Sunday, November 20, 2011

Thanksgiving, Portland style

The harried hostess pouring filtered water for the masses.
The Thanksgiving Dinner countdown has begun, and like many modern families, we're blended. Which means we get to do this more than once.

Kirk and I have five kids all together--including two with partners. Counting siblings, significant others and close friends, we need something on par with a Google algorithm to figure out possible holiday dining combinations. So, being welcome to excess in all of its permutations, today we hosted a sort of Fakesgiving potluck. Most of the kids were here, and a few of their pets, too.

Such good sports. Aren't they?
Now, bear in mind that many of our kids are embracing restrictive diets of one sort or another. Vegan, gluten-free, food sensitivities. And then there's the elders who like to stick to low-glycemic fare. Some of us enjoy our meat. Others are fine with whatever, as long as the wine is flowing. I'm proud to say that our table was replete with foods from all of the new-fangled food groups. Bring on the soy-sausage! Enjoy the wheat-and-dairy-free eggplant "parm." Want pureed cauliflower in lieu of mashed potatoes? No problem!

Pass the vegan gluten-free brownies! Pour me some of that 2007 Willamette Valley Pinot Noir! Anyone for brined organic turkey? For the Chihuahuas we even had soy-, wheat-, and corn-free treats. And for those allergic to Chihuahuas we had Benedryl.

The food scrap compost bin is a big part of Thanksgiving this year.
And after everyone was satisfied and plump, we sent them packing with leftovers. On my stove now is the carcass, melting like a Wizard of Oz witch into a pot of simmering water, carrots and celery.

Kirk and I will be heading over the mountains and through the river on Wednesday for the Thanksgiving part 2, to bunk down with a group of friends who like to start each morning with a good breakfast porter and a side of bacon. 

How about you?

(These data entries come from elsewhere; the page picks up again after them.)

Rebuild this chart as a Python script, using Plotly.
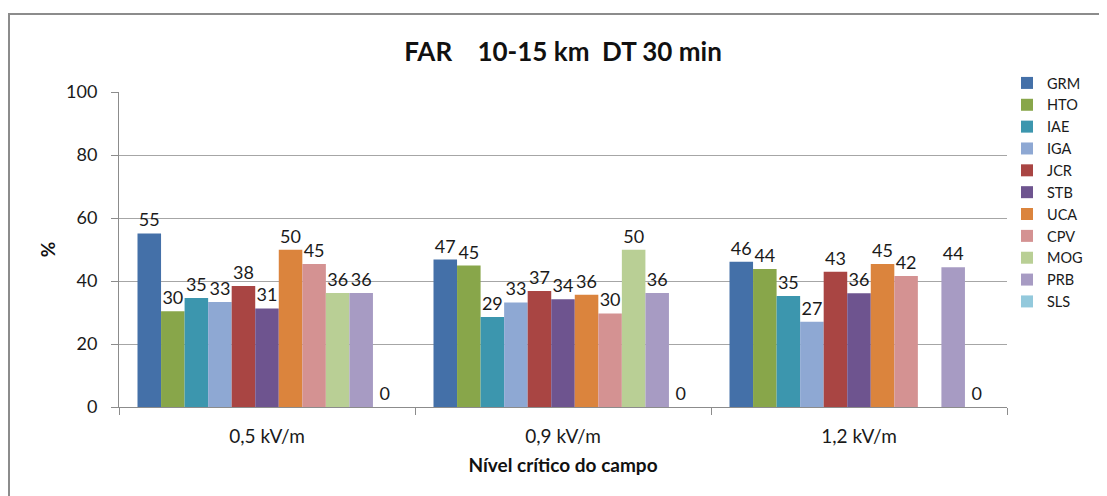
import plotly.graph_objects as go

categories = ["0,5 kV/m", "0,9 kV/m", "1,2 kV/m"]
series_names = ["GRM", "HTO", "IAE", "IGA", "JCR", "STB", "UCA", "CPV", "MOG", "PRB", "SLS"]

GRM = [55.1, 46.8, 46.1]
HTO = [30.4, 44.9, 43.8]
IAE = [34.6, 28.6, 35.2]
IGA = [33.3, 33.2, 27.1]
JCR = [38.4, 36.8, 42.9]
STB = [31.3, 34.2, 36.1]
UCA = [49.9, 35.6, 45.4]
CPV = [45.4, 29.7, 41.6]
MOG = [36.2, 49.9, None]
PRB = [36.2, 36.2, 44.4]
SLS = [0, 0, 0]

series_values = [GRM, HTO, IAE, IGA, JCR, STB, UCA, CPV, MOG, PRB, SLS]
colors = ["#4470A8", "#88A64A", "#3C96AE", "#8EA8D3", "#A94543", "#6E548F",
          "#DB843D", "#D49292", "#B9CF95", "#A79BC3", "#93C9DC"]

y_ticks = [0, 20, 40, 60, 80, 100]

FONT = "Lato, Open Sans, sans-serif"

# page has an 8px body margin; figure is sized so the drawing lands where the reference has it
W, H = 1099, 488
ML, MT, MR, MB = 111, 84, 100, 89
PW, PH = W - ML - MR, H - MT - MB

fig = go.Figure()
for name, vals, col in zip(series_names, series_values, colors):
    fig.add_trace(go.Bar(
        name=name, x=categories, y=vals,
        marker=dict(color=col, line=dict(width=0)),
        text=["" if v is None else f"{v:.0f}" for v in vals],
        textposition="outside",
        constraintext="none",
        cliponaxis=False,
        textfont=dict(family=FONT, size=18, color="#1a1a1a"),
    ))

fig.update_layout(
    width=W, height=H,
    margin=dict(l=ML, r=MR, t=MT, b=MB),
    paper_bgcolor="white", plot_bgcolor="white",
    barmode="group", bargap=0.125, bargroupgap=0,
    font=dict(family=FONT, color="#1a1a1a"),
    title=dict(text="<b>FAR\u00a0\u00a0\u00a0\u00a010-15 km\u00a0\u00a0DT 30 min</b>",
               x=0.5, xref="paper", xanchor="center",
               y=1 - 44 / H, yref="container", yanchor="middle",
               font=dict(family=FONT, size=26, color="#111")),
    showlegend=True,
    legend=dict(x=1.0, xanchor="left", y=1 + (MT - 59) / PH, yanchor="top",
                font=dict(family=FONT, size=14.5, color="#1a1a1a"),
                itemwidth=30, tracegroupgap=0, bgcolor="rgba(0,0,0,0)",
                maxheight=400),
    xaxis=dict(
        type="category",
        showline=True, linecolor="#8c8c8c", linewidth=1,
        ticks="outside", tickson="boundaries", ticklen=7, tickcolor="#8c8c8c",
        ticklabelstandoff=12,
        tickfont=dict(family=FONT, size=19, color="#1a1a1a"),
        showgrid=False,
        title=dict(text="<b>Nível crítico do campo</b>", standoff=12,
                   font=dict(family=FONT, size=19, color="#111")),
    ),
    yaxis=dict(
        range=[0, 100], tickvals=y_ticks,
        showline=True, linecolor="#8c8c8c", linewidth=1,
        ticks="outside", ticklen=7, tickcolor="#8c8c8c",
        ticklabelstandoff=10,
        showgrid=True, gridcolor="#a6a6a6", gridwidth=1,
        zeroline=False,
        tickfont=dict(family=FONT, size=18, color="#1a1a1a"),
        title=dict(text="<b>%</b>", standoff=5,
                   font=dict(family=FONT, size=19, color="#111")),
    ),
    shapes=[dict(type="rect", xref="paper", yref="paper",
                 x0=(1 - ML) / PW, x1=1.3, y0=-0.5, y1=1 + (MT - 6) / PH,
                 line=dict(color="#8c8c8c", width=2), fillcolor="rgba(0,0,0,0)",
                 layer="below")],
)

fig.write_html("out.html")
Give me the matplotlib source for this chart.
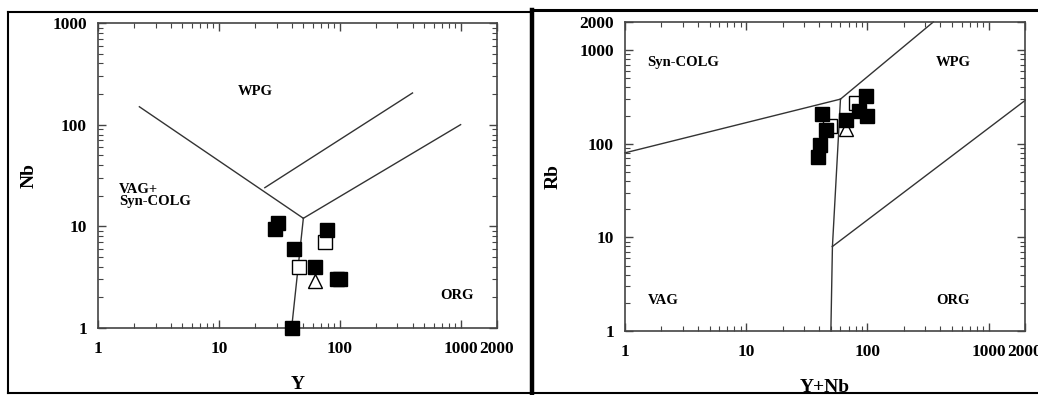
import matplotlib.pyplot as plt
import matplotlib.ticker as mticker
from matplotlib.lines import Line2D

# Nb-Y diagram (left)
nb_y_filled_y = [29, 31, 42, 78, 63, 95, 100, 40]
nb_y_filled_nb = [9.5, 10.8, 6.0, 9.2, 4.0, 3.0, 3.0, 1.0]
nb_y_open_y = [75, 46]
nb_y_open_nb = [7.0, 4.0]
nb_y_tri_y = [62]
nb_y_tri_nb = [2.9]

# boundary lines (Y, Nb)
nb_y_lines = [
    ([2.2, 50], [150, 12]),
    ([50, 40], [12, 1]),
    ([50, 1000], [12, 100]),
    ([24, 400], [24, 205]),
]

# Rb-(Y+Nb) diagram (right)
rb_filled_ynb = [42, 46, 41, 39, 67, 98, 86, 100]
rb_filled_rb = [210, 140, 98, 73, 180, 325, 225, 200]
rb_open_ynb = [49, 80]
rb_open_rb = [155, 270]
rb_tri_ynb = [67]
rb_tri_rb = [145]

rb_lines = [
    ([1, 60], [80, 300]),
    ([60, 350], [300, 2000]),
    ([60, 51.5], [300, 8]),
    ([51.5, 50], [8, 1]),
    ([51.5, 2000], [8, 290]),
]

tick_vals = [1, 10, 100, 1000, 2000]
tick_labels = ['1', '10', '100', '1000', '2000']

plt.rcParams['font.family'] = 'Liberation Serif'
plt.rcParams['font.weight'] = 'bold'

fig = plt.figure(figsize=(10.38, 3.95), dpi=100)
ax1 = fig.add_axes([0.0944, 0.1696, 0.3844, 0.7722])
ax2 = fig.add_axes([0.6021, 0.162, 0.3854, 0.7823])

edge = '#444444'
lc = '#333333'


def style(ax, ylim, yticks, ylabels):
    ax.set_xscale('log')
    ax.set_yscale('log')
    ax.set_xlim(1, 2000)
    ax.set_ylim(*ylim)
    ax.xaxis.set_major_locator(mticker.FixedLocator(tick_vals))
    ax.xaxis.set_major_formatter(mticker.FixedFormatter(tick_labels))
    ax.yaxis.set_major_locator(mticker.FixedLocator(yticks))
    ax.yaxis.set_major_formatter(mticker.FixedFormatter(ylabels))
    ax.xaxis.set_minor_locator(mticker.LogLocator(subs=range(2, 10)))
    ax.yaxis.set_minor_locator(mticker.LogLocator(subs=range(2, 10)))
    ax.xaxis.set_minor_formatter(mticker.NullFormatter())
    ax.yaxis.set_minor_formatter(mticker.NullFormatter())
    ax.tick_params(which='both', direction='in', top=True, right=True,
                   color=edge, labelsize=12.5)
    ax.tick_params(which='major', length=6, width=1)
    ax.tick_params(which='minor', length=3.5, width=0.8)
    ax.tick_params(axis='x', pad=9)
    ax.tick_params(axis='y', pad=8)
    for s in ax.spines.values():
        s.set_color(edge)
        s.set_linewidth(1.2)


style(ax1, (1, 1000), [1, 10, 100, 1000], ['1', '10', '100', '1000'])
style(ax2, (1, 2000), tick_vals, tick_labels)

for xs, ys in nb_y_lines:
    ax1.plot(xs, ys, color=lc, lw=1)
for xs, ys in rb_lines:
    ax2.plot(xs, ys, color=lc, lw=1)

ms = 9.5
for ax, fx, fy, ox, oy, tx, ty in [
        (ax1, nb_y_filled_y, nb_y_filled_nb, nb_y_open_y, nb_y_open_nb, nb_y_tri_y, nb_y_tri_nb),
        (ax2, rb_filled_ynb, rb_filled_rb, rb_open_ynb, rb_open_rb, rb_tri_ynb, rb_tri_rb)]:
    ax.plot(ox, oy, 's', ms=ms, mfc='white', mec='black', mew=1, ls='none', zorder=3)
    ax.plot(tx, ty, '^', ms=ms + 1, mfc='white', mec='black', mew=1, ls='none', zorder=3)
    ax.plot(fx, fy, 's', ms=ms, mfc='black', mec='black', ls='none', zorder=4)
    for c in ax.get_children():
        if isinstance(c, Line2D):
            c.set_clip_on(False)

ax1.set_xlabel('Y', fontsize=14, fontweight='bold')
ax1.set_ylabel('Nb', fontsize=14, fontweight='bold')
ax1.xaxis.set_label_coords(0.5, -0.158)
ax1.yaxis.set_label_coords(-0.152, 0.5)
ax2.set_xlabel('Y+Nb', fontsize=14, fontweight='bold')
ax2.set_ylabel('Rb', fontsize=14, fontweight='bold')
ax2.xaxis.set_label_coords(0.5, -0.155)
ax2.yaxis.set_label_coords(-0.158, 0.5)

tk = dict(fontsize=10.5, fontweight='bold')
ax1.text(0.395, 0.775, 'WPG', transform=ax1.transAxes, ha='center', va='center', **tk)
ax1.text(0.053, 0.435, 'VAG+\nSyn-COLG', transform=ax1.transAxes, ha='left', va='center',
         linespacing=0.95, **tk)
ax1.text(0.9, 0.108, 'ORG', transform=ax1.transAxes, ha='center', va='center', **tk)
ax2.text(0.145, 0.87, 'Syn-COLG', transform=ax2.transAxes, ha='center', va='center', **tk)
ax2.text(0.82, 0.87, 'WPG', transform=ax2.transAxes, ha='center', va='center', **tk)
ax2.text(0.095, 0.1, 'VAG', transform=ax2.transAxes, ha='center', va='center', **tk)
ax2.text(0.82, 0.1, 'ORG', transform=ax2.transAxes, ha='center', va='center', **tk)

# panel frames (figure pixels -> fraction)
W, H = 1038.0, 395.0


def fl(x0, y0, x1, y1, lw):
    fig.add_artist(Line2D([x0 / W, x1 / W], [1 - y0 / H, 1 - y1 / H],
                          color='black', lw=lw, transform=fig.transFigure))


fl(8, 12, 530, 12, 1.5)
fl(8, 12, 8, 393, 1.5)
fl(8, 393, 1038, 393, 1.5)
fl(531, 10, 1038, 10, 2.2)
fl(531.5, 10, 531.5, 393, 3.2)

fig.savefig('out.png', dpi=100)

How many 2011 Thanksgiving Dinners in your future?


  1. lovely.

    gorgeous table setting.

    we have only one planned dinner on thursday and another friday night. i will be bring desserts and that is all.

    we do have family who likes to call the day before thanksgiving and say, "we're thinking about having dinner around noon, are you guys available?"

    this year, i promise myself to say, "sorry." even if we are. last minute planners drive me up a wall.

  2. Keep strong, Amyg! Two is a good number when it comes to eat-a-thon weekend.

    I hear you with the last minute folk. They call themselves "spontaneous" right? When really, they're inconsiderate and arrogant. Repeat after me: "Wow, I wish we knew about this a week ago, we've made other plans."

  3. That looks wonderful! I hope you had a wonderful holiday.

  4. We only had one, and it featured a Tofurky. My husband's vegetarian and I'm vegan, yet it was my mother-in-law who most wanted to the Tofurky because it has become her tradition. So we laced that Tofurky pan with plenty of sweet potatoes, onions, and carrots and went to town. Reading about all your various food accommodations almost makes me feel better about our vegan fest (which involved one very, very understanding meat eater).

    I also may have eaten half a pan of stuffing and 3/4 of a vegan pumpkin pie, but that's neither here nor there.

  5. Just to clarify, the understanding meat eater came over for our vegan Thanksgiving dinner and was not actually a PART of our feast. Errr.

  6. Thanks for sharing that, Laura. After all, Thanksgiving was originally conceived as a way to share new foods, right? It's really great how creative folks have become with the big spread.

    Our second feast was a conglomerate of several families and some amazing new taste sensations, like rosemary/chipotle glazed nuts and green curry over rice. So good!